Friday, July 10, 2015

Everything Goes

In formulating the expression for Boltzmann constant in the previous post "Broken Boltzmann Constant", an interesting issue arises with the introduction of \(n_T\), the number of temperature particles associated with each gas molecule and the changing \(\alpha_{q_T}\), the partial charge of the positive temperature particle. (Both of these are mean values of their respective distributions given a population of gas molecules and temperature particles.)

Are the temperature particles being replaced or do their \(\psi\) changes from a quantized value of \(\psi_1\) to \(-\psi_1\) under the influence of an external temperature potential that reduce temperature (ie cooling it)?  In effect, can a positive temperature particle be slowed and then made to spin in the opposite direction turning it into a negative temperature particle?  At this point, the particle does not produce an electric field in the direction perpendicular to the plane of its spin, but a gravitational field in the direction given by the right hand screw rule.
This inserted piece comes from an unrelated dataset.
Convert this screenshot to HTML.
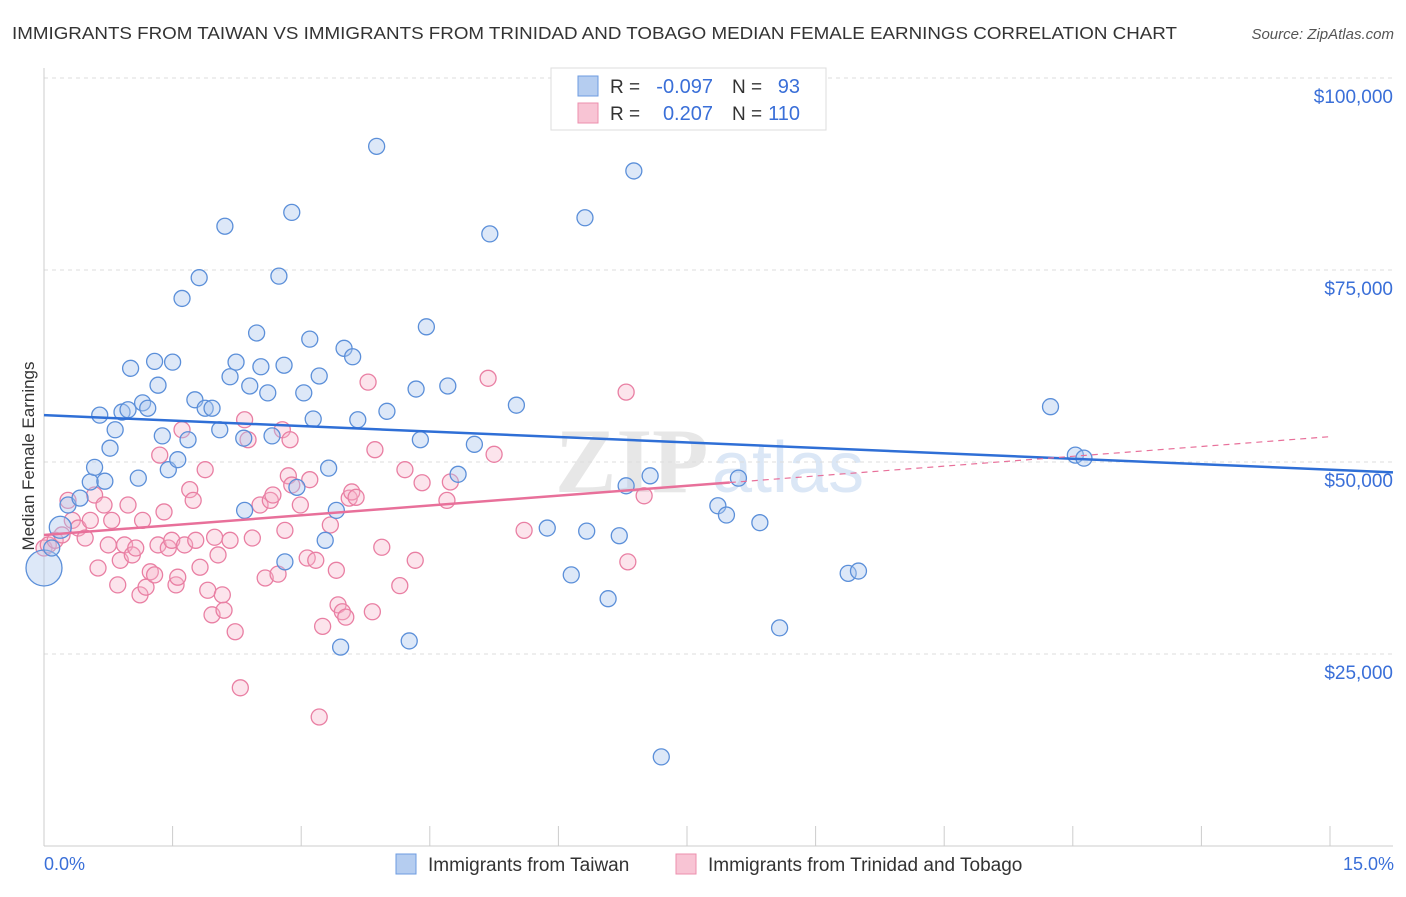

Is \(\psi=0\) an admissible solution?

Is it possible, as in photoelectric effect, to bounce temperature particles with the corresponding photons obtained when the waves/particles are accelerated in space to light speed?


It is possible both to replace a temperature particle and to change its energy density \(\psi\).  Unless there is a specific law in physics that forbids, everything goes pop.  But it is not possible to change a positive particle to a negative particle or vice versa, because \(\psi=0\) is an admissible solution.  At \(\psi=0\) the particle disappears, no further change can occur beyond the zero value.